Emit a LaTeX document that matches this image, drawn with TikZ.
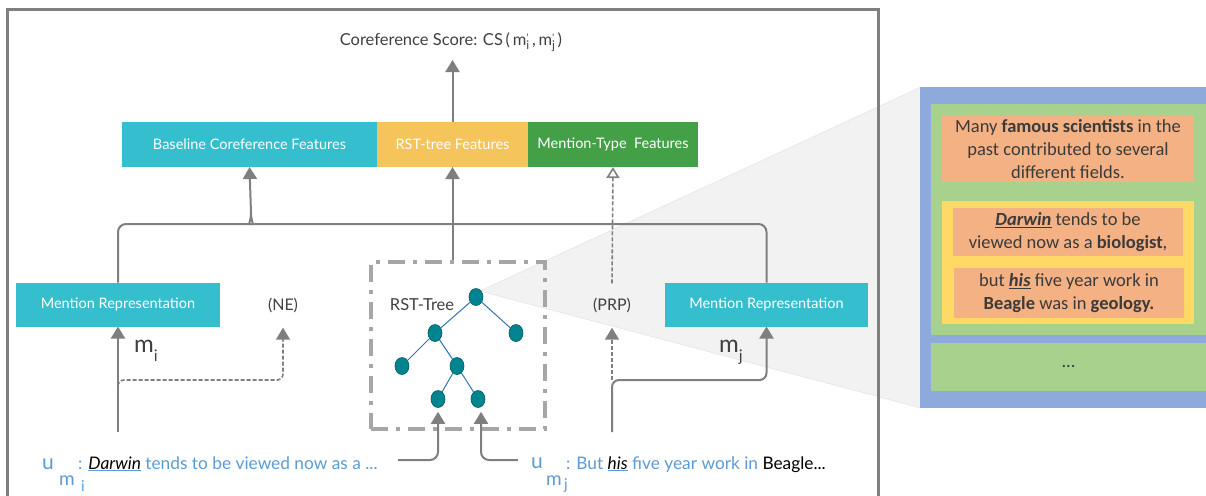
\documentclass[tikz,border=0pt]{standalone}
\usepackage{fontspec}
\setmainfont{Lato}
\newfontfamily\calfont{Carlito}
\usetikzlibrary{arrows.meta,shapes.geometric}
\definecolor{lgray}{HTML}{7F7F7F}
\definecolor{tgray}{HTML}{404040}
\definecolor{fcyan}{HTML}{35BECE}
\definecolor{fyellow}{HTML}{F5C45A}
\definecolor{fgreen}{HTML}{43A047}
\definecolor{tteal}{HTML}{00848F}
\definecolor{tedge}{HTML}{2E75B6}
\definecolor{ublue}{HTML}{5B9BD5}
\definecolor{pblue}{HTML}{8EA9DB}
\definecolor{pgreen}{HTML}{A9D18E}
\definecolor{porange}{HTML}{F4B183}
\definecolor{pyellow}{HTML}{FFD966}
\definecolor{ptext}{HTML}{3B3B3B}
\definecolor{wedgegray}{HTML}{F2F2F2}
\definecolor{dgray}{HTML}{A6A6A6}
\begin{document}
\begin{tikzpicture}[x=1pt,y=-1pt,
  featbox/.style={draw=none,inner sep=0pt,outer sep=0pt,minimum height=45pt,text=white,font=\fontsize{14.5}{16}\selectfont},
  repbox/.style={fill=fcyan,inner sep=0pt,outer sep=0pt,minimum height=44pt,text=white,font=\fontsize{14.5}{16}\selectfont},
  lbl/.style={text=tgray,font=\fontsize{16.5}{18}\selectfont},
  tagnode/.style={text=tgray,font=\fontsize{16}{18}\selectfont,minimum height=44pt,inner sep=0pt},
  conn/.style={draw=lgray,line width=2pt,-{Triangle[width=14pt,length=12pt]}},
  plain/.style={draw=lgray,line width=2pt},
  dconn/.style={draw=lgray,line width=1.6pt,dash pattern=on 4pt off 2pt,-{Triangle[width=14pt,length=12pt]}},
  tnode/.style={ellipse,fill=tteal,draw=tteal!70!black,line width=0.6pt,minimum width=14pt,minimum height=17pt,inner sep=0pt},
  tedgestyle/.style={draw=tedge,line width=1pt},
  pbox/.style={inner sep=0pt,outer sep=0pt,align=center,text=ptext,font=\calfont\fontsize{18.5}{23}\selectfont},
  ubig/.style={anchor=base west,inner sep=0pt,text=ublue,font=\fontsize{21}{21}\selectfont},
  usub/.style={anchor=base west,inner sep=0pt,text=ublue,font=\fontsize{19}{19}\selectfont},
  usubsub/.style={anchor=base west,inner sep=0pt,text=ublue,font=\fontsize{15}{15}\selectfont},
  utext/.style={anchor=base west,inner sep=0pt,text=ublue,font=\fontsize{17.3}{18}\selectfont}
]
\useasboundingbox (0,0) rectangle (1206,495);

% shaded zoom wedge
\coordinate (wedgeA) at (480,291);
\coordinate (wedgeT) at (921,87);
\coordinate (wedgeB) at (921,408);
\fill[wedgegray] (wedgeA) -- (wedgeT) -- (wedgeB) -- cycle;
\draw[black!10,line width=0.6pt] (wedgeT) -- (wedgeA) -- (wedgeB);

% outer frame
\draw[draw=lgray,line width=3pt] (7,10) rectangle (878,510);

% score
\node[lbl] (score) at (451,42) {Coreference Score: CS\,(\,m\rlap{\raisebox{4pt}{\fontsize{10}{10}\selectfont '}}\raisebox{-4pt}{\fontsize{12}{12}\selectfont i}\,,\,m\rlap{\raisebox{4pt}{\fontsize{10}{10}\selectfont '}}\raisebox{-4pt}{\fontsize{12}{12}\selectfont j}\,)};
\coordinate (scoretip) at (452.5,60);

% feature boxes
\node[featbox,fill=fcyan,minimum width=255pt] (base) at (249.5,144.5) {Baseline Coreference Features};
\node[featbox,fill=fyellow,minimum width=151pt] (rst) at (452.5,144.5) {RST-tree Features};
\node[featbox,fill=fgreen,minimum width=170pt] (mt) at (613,144.5) {Mention-Type~ Features};
\draw[conn] (rst.north) -- (scoretip);

% mention representations
\node[repbox,minimum width=204pt] (mrL) at (118,304.5) {Mention Representation};
\node[repbox,minimum width=203pt] (mrR) at (766.5,304.5) {Mention Representation};
\node[tagnode] (ne) at (283,305.5) {(NE)};
\node[tagnode] (prp) at (612,305.5) {(PRP)};

\node[inner sep=0pt,text=tgray,font=\fontsize{24}{24}\selectfont,anchor=base west] (mi) at (134,352) {m\raisebox{-9pt}{\fontsize{16}{16}\selectfont i}};
\node[inner sep=0pt,text=tgray,font=\fontsize{24}{24}\selectfont,anchor=base west] (mj) at (719,352) {m\raisebox{-9pt}{\fontsize{16}{16}\selectfont j}};

% RST tree box
\node[draw=dgray,line width=4.5pt,dash pattern=on 17pt off 8pt on 4pt off 8pt,minimum width=174pt,minimum height=167pt,inner sep=0pt] (rstbox) at (458,345.5) {};
\node[lbl,anchor=center] (rstlabel) at (422,305) {RST-Tree};
\node[tnode] (t0) at (476,297) {};
\node[tnode] (t1) at (435,333) {};
\node[tnode] (t2) at (516,333) {};
\node[tnode] (t3) at (402,366) {};
\node[tnode] (t4) at (457,366) {};
\node[tnode] (t5) at (438,399) {};
\node[tnode] (t6) at (478,399) {};
\draw[tedgestyle] (t0) -- (t1);
\draw[tedgestyle] (t0) -- (t2);
\draw[tedgestyle] (t1) -- (t3);
\draw[tedgestyle] (t1) -- (t4);
\draw[tedgestyle] (t4) -- (t5);
\draw[tedgestyle] (t4) -- (t6);

% connectors into RST tree
\coordinate (aL) at (398,460);
\coordinate (aR) at (518,460);
\draw[conn,rounded corners=8pt,shorten >=4pt] (aL) -| (t5.south);
\draw[conn,rounded corners=8pt,shorten >=4pt] (aR) -| ([xshift=3pt]t6.south);

% top joining bracket
\coordinate (J) at (251,213);
\coordinate (hL) at (118,224);
\coordinate (hR) at (766.5,224);
\draw[plain,rounded corners=8pt] (mrL.north) -- (hL) -- (242,224) .. controls (248,224) and (251,221) .. (J);
\draw[plain,rounded corners=8pt] (mrR.north) -- (hR) -- (260,224) .. controls (254,224) and (251,221) .. (J);
\draw[conn] (J) -- (base.south);
\draw[conn] (rst.south |- rstbox.north) -- (rst.south);
\draw[draw=lgray,line width=1.6pt,dash pattern=on 4pt off 2pt,-{Triangle[open,width=13pt,length=11pt,fill=white]}] (prp.north) -- (mt.south);

% left utterance connectors
\coordinate (sL) at (118,432);
\coordinate (cL1) at (118,398);
\coordinate (cL2) at (118,380);
\draw[conn] (sL) -- (mrL.south);
\draw[dconn,rounded corners=6pt] (cL1) -- (cL2) -| (ne.south);

% right utterance connectors
\coordinate (sR) at (612,432);
\coordinate (bR) at (612,380);
\draw[conn,rounded corners=7pt] (sR) |- (mrR.south |- bR) -- (mrR.south);
\draw[dconn] (bR) -- (prp.south);

% utterances
\node[ubig] (uL) at (42,469) {u};
\node[usub] (umL) at (59,485) {m};
\node[usubsub] (uiL) at (81,491) {i};
\node[utext] (txL) at (78,469) {: \underline{\textcolor{black}{\textit{Darwin}}} tends to be viewed now as a ...};

\node[ubig] (uR) at (531,468) {u};
\node[usub] (umR) at (546,485) {m};
\node[usubsub] (ujR) at (564,489) {j};
\node[utext] (txR) at (566,469) {: But \underline{\textcolor{black}{\textit{his}}} five year work in \textcolor{black}{Beagle...}};

% zoomed panel
\node[fill=pblue,minimum width=286pt,minimum height=321pt,inner sep=0pt,outer sep=0pt] (panel) at (1063,247.5) {};
\node[fill=pgreen,minimum width=275pt,minimum height=231pt,inner sep=0pt,outer sep=0pt] (g1) at (1068.5,219.5) {};
\node[pbox,fill=porange,minimum width=252pt,minimum height=66pt] (o1) at (1068,149) {Many \textbf{famous scientists} in the\\past contributed to several\\different fields.};
\node[fill=pyellow,minimum width=252pt,minimum height=123pt,inner sep=0pt,outer sep=0pt] (yb) at (1068,262.5) {};
\node[pbox,fill=porange,minimum width=230pt,minimum height=48pt] (o2) at (1068,232) {\underline{\textbf{\textit{Darwin}}} tends to be\\viewed now as a \textbf{biologist},};
\node[pbox,fill=porange,minimum width=230pt,minimum height=50pt] (o3) at (1069,293) {but \underline{\textbf{\textit{his}}} five year work in\\\textbf{Beagle} was in \textbf{geology.}};
\node[pbox,fill=pgreen,minimum width=275pt,minimum height=48pt] (g2) at (1068.5,367) {...};
\end{tikzpicture}
\end{document}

Exercise task
Repeat, word for word and with no pictures, only the lines running from the beginning of the data to the line that contains "(0,0) rectangle (1206,495);".

Correct result
Emit a LaTeX document that matches this image, drawn with TikZ.
\documentclass[tikz,border=0pt]{standalone}
\usepackage{fontspec}
\setmainfont{Lato}
\newfontfamily\calfont{Carlito}
\usetikzlibrary{arrows.meta,shapes.geometric}
\definecolor{lgray}{HTML}{7F7F7F}
\definecolor{tgray}{HTML}{404040}
\definecolor{fcyan}{HTML}{35BECE}
\definecolor{fyellow}{HTML}{F5C45A}
\definecolor{fgreen}{HTML}{43A047}
\definecolor{tteal}{HTML}{00848F}
\definecolor{tedge}{HTML}{2E75B6}
\definecolor{ublue}{HTML}{5B9BD5}
\definecolor{pblue}{HTML}{8EA9DB}
\definecolor{pgreen}{HTML}{A9D18E}
\definecolor{porange}{HTML}{F4B183}
\definecolor{pyellow}{HTML}{FFD966}
\definecolor{ptext}{HTML}{3B3B3B}
\definecolor{wedgegray}{HTML}{F2F2F2}
\definecolor{dgray}{HTML}{A6A6A6}
\begin{document}
\begin{tikzpicture}[x=1pt,y=-1pt,
  featbox/.style={draw=none,inner sep=0pt,outer sep=0pt,minimum height=45pt,text=white,font=\fontsize{14.5}{16}\selectfont},
  repbox/.style={fill=fcyan,inner sep=0pt,outer sep=0pt,minimum height=44pt,text=white,font=\fontsize{14.5}{16}\selectfont},
  lbl/.style={text=tgray,font=\fontsize{16.5}{18}\selectfont},
  tagnode/.style={text=tgray,font=\fontsize{16}{18}\selectfont,minimum height=44pt,inner sep=0pt},
  conn/.style={draw=lgray,line width=2pt,-{Triangle[width=14pt,length=12pt]}},
  plain/.style={draw=lgray,line width=2pt},
  dconn/.style={draw=lgray,line width=1.6pt,dash pattern=on 4pt off 2pt,-{Triangle[width=14pt,length=12pt]}},
  tnode/.style={ellipse,fill=tteal,draw=tteal!70!black,line width=0.6pt,minimum width=14pt,minimum height=17pt,inner sep=0pt},
  tedgestyle/.style={draw=tedge,line width=1pt},
  pbox/.style={inner sep=0pt,outer sep=0pt,align=center,text=ptext,font=\calfont\fontsize{18.5}{23}\selectfont},
  ubig/.style={anchor=base west,inner sep=0pt,text=ublue,font=\fontsize{21}{21}\selectfont},
  usub/.style={anchor=base west,inner sep=0pt,text=ublue,font=\fontsize{19}{19}\selectfont},
  usubsub/.style={anchor=base west,inner sep=0pt,text=ublue,font=\fontsize{15}{15}\selectfont},
  utext/.style={anchor=base west,inner sep=0pt,text=ublue,font=\fontsize{17.3}{18}\selectfont}
]
\useasboundingbox (0,0) rectangle (1206,495);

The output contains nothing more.